While neither Russia nor China can match U.S. traditional presence or influence in the short-term, both are exploiting the real and imagined U.S. absence for their own gains. Russia has re-engaged on military cooperation and diplomatic mediation beyond Syria to Egypt, Libya, and of course Israel and the Gulf. And China continues to pursue its Belt and Road Initiative [BRI] throughout the region alongside modest forays into the security space.
Daniel Benaim from the liberal Center for American Progress think-tank added in his written testimony:
Great power competition is also returning [to the Middle East]. Russia aims to build on rescuing Syrian President Bashar al-Assad to make a bid for regional leadership as a counterweight to America. China, too, is deepening its investments and pledging billions in loans and aid. Both countries have joined several regional powers in jockeying for footholds across the Red Sea in the Horn of Africa.
U.S. President Donald Trump has scheduled the withdrawal of most of the 2,000 American troops in Syria, a move that some experts believe will help Russia achieve its goal of asserting itself as a major superpower in the region and boost Iran’s influence.
Support from Iran and Russia has allowed dictator Bashar al-Assad to remain in office despite U.S. opposition. Assad now controls more territory in Syria than any other warring party, including the American-backed Syrian Kurds.
The Trump administration is expected to leave behind a “residual” force in Syria to ensure the lasting defeat of the Islamic State (ISIS/ISIL) and combat Iran, which continues to operate in the country along with its narco-terrorist proxy Hezbollah.
Moreover, nearly 5,000 American troops will remain in neighboring Iraq with the ability to go into Syria if necessary.
Earlier this year, Gen. Joseph Votel, the top U.S. commander in the Middle East, cautioned that China may be using its BRI endeavor to “support and mask” its military objectives as it continues to try to “displace” the United States and expand its influence in the Middle East and Afghanistan.

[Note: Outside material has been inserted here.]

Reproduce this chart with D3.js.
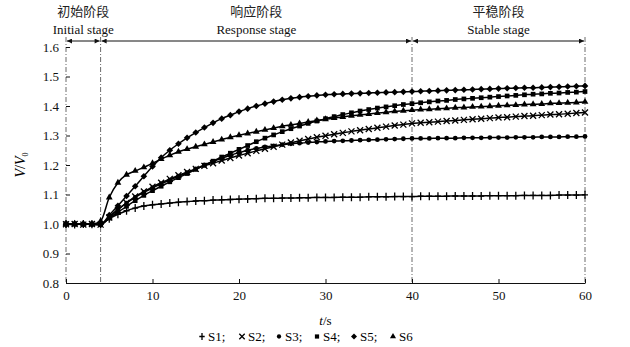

Both China and Russia have a military presence in Syria in support of dictator Assad. China has expressed concerns about the return of Chinese Uighur [or Uyghur] Muslims who traveled to join jihadis amid the Islamic State’s (ISIS/ISIL) rise across Iraq and Syria in 2014.
Beijing and Moscow will try to fill the potential void in the Middle East left behind by the upcoming U.S. withdrawal in Syria, Votel asserted.
Last year, Gen. Votel also noted that China is pursuing deeper cooperation with U.S.-designated state sponsor of terror Iran.
Echoing the U.S. military and intelligence community, Secretary of State Mike Pompeo warned last week of the increasing cooperation between Russia and China in Venezuela and beyond, telling a House panel:
We have seen Russia and China begin to work together in ways that they hadn’t done 15, 20 years ago. That’s a trouble spot that’s been happening for a couple of years now. They’ve just found themselves in places where they have overlapping interests. They have strategic challenges between the two countries. …I don’t believe they’ll ever truly overlap, but certainly tactically and operationally. …Almost always [China and Russia stand] against freedom, democracy, and liberty, the things that the United States and democracies hold dear.
Under Trump, the U.S. military is prioritizing efforts against strategic competitors Russia and China over the war on terror. Both U.S. rivals are operating in the Middle East, Gen. Votel told lawmakers.